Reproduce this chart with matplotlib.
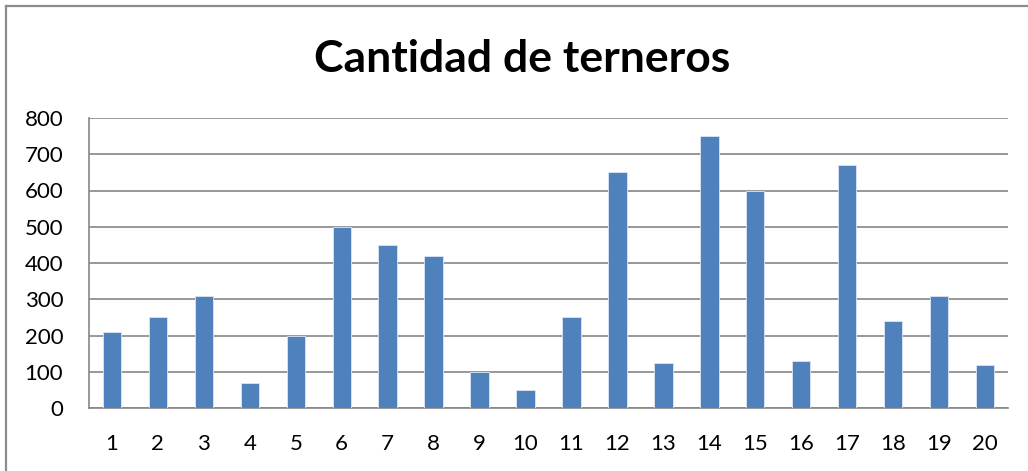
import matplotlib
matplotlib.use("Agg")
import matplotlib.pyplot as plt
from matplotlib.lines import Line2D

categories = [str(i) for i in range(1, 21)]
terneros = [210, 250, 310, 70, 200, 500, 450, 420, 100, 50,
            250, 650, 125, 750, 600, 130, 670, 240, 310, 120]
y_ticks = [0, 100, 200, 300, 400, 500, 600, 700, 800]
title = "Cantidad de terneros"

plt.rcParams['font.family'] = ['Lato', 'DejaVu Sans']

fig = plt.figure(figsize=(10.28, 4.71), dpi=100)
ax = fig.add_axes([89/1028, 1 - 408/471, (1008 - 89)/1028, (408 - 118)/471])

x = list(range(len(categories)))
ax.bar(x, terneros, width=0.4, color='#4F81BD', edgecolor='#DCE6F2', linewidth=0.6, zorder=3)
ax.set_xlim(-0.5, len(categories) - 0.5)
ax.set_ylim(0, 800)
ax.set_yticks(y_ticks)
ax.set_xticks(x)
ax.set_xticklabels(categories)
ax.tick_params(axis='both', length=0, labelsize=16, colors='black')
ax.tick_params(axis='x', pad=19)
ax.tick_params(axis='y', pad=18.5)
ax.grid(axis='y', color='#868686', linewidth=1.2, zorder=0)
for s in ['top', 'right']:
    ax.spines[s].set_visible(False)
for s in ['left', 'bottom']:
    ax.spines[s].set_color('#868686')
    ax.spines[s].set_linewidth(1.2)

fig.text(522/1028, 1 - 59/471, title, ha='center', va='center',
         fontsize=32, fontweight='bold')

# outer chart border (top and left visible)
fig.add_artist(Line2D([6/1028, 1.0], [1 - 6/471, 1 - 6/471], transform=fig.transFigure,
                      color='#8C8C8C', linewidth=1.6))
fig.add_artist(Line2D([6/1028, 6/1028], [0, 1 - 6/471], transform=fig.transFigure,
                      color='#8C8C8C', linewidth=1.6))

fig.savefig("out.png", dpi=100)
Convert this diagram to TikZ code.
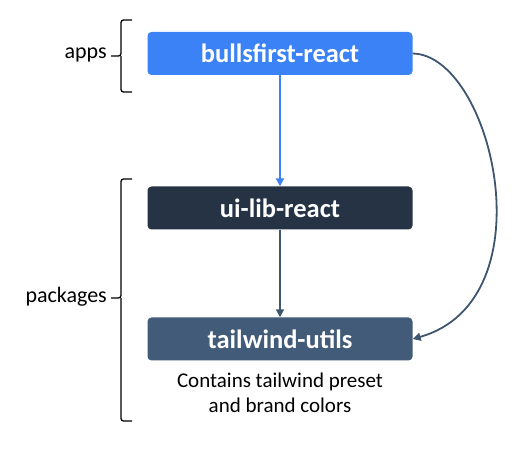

§ **REQUIREMENT**
Without the pictures, return the listing above from its first line through the line that has "plt.rcParams['font.family'] = ['Lato', 'DejaVu".

§ **TASK SOLUTION**
Reproduce this chart with matplotlib.
import matplotlib
matplotlib.use("Agg")
import matplotlib.pyplot as plt
from matplotlib.lines import Line2D

categories = [str(i) for i in range(1, 21)]
terneros = [210, 250, 310, 70, 200, 500, 450, 420, 100, 50,
            250, 650, 125, 750, 600, 130, 670, 240, 310, 120]
y_ticks = [0, 100, 200, 300, 400, 500, 600, 700, 800]
title = "Cantidad de terneros"

plt.rcParams['font.family'] = ['Lato', 'DejaVu Sans']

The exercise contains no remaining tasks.